UFO or UF-NO? Secret Pentagon program probed unexplained aircraft, according to report

Max Wilson, Staff Writer

UFOs. A hallmark of the 60’s and 70’s – mysterious flying saucers and shapes that abduct people for strange experiments. As cool as they may sound, they’re generally seen as just about as real as fairies and bigfoot, a product of LSD, hippies, and a paranoid government. But it may surprise you to learn that UFO sightings aren’t a thing of the past, and some very powerful people seem to take them seriously today.

According to Sam Monfort, a doctoral student at George Mason University, who used information from the National UFO Reporting Center (NUFORC), such sightings are at an all time high, going from “around 5,000 in 1980, to roughly 45,000 in 2010” (Fox News).

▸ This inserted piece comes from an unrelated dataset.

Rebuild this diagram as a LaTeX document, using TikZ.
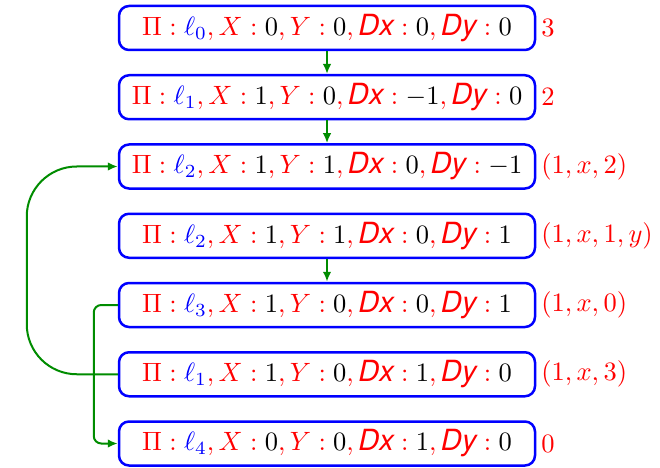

Still skeptical? According to a New York Times article published a few months ago, UFO researcher Leslie Kean was told by former intelligence officials and a defense contractor that the US Government has been secretly funding UFO research. The “Advanced Aerospace Threat Identification Program,” which investigated “unidentified aerial phenomena,” secretly received $22 million dollars from the defense budget over a period of 5 years from 2007 – 2012, when it was ‘terminated’. Kean spoke to Luis Elizondo, who was in charge of this program. Oddly, the military claimed to have given up on UFOs in 1969.

Elizondo said in an interview with CNN that “My personal belief is that there is very compelling evidence that we may not be alone,” saying also that there were quite a few strange craft identified by this program which exhibit feats unexplainable by modern technology (space.com).

In a Fox News interview, Kean explained “We do know that there are objects in the sky, and sometimes in the water, that demonstrate extraordinary capabilities that the experts say we don’t have on this planet…We don’t have the capability of creating the kind of technology, or apparent technology, that’s been observed by high-level officials for many, many decades.” Kean explained that 90 to 95% of UFO sightings are rationally explainable, but that there is still that last 5 to 10%. An example she gave was in O’Hare airport, 2006, where multiple witnesses saw a metallic saucer floating in the air for five minutes, before shooting into the clouds. The FAA refused to investigate.

Whether it’s little green men or the Chinese military, one thing’s for sure: UFOs are alive and well.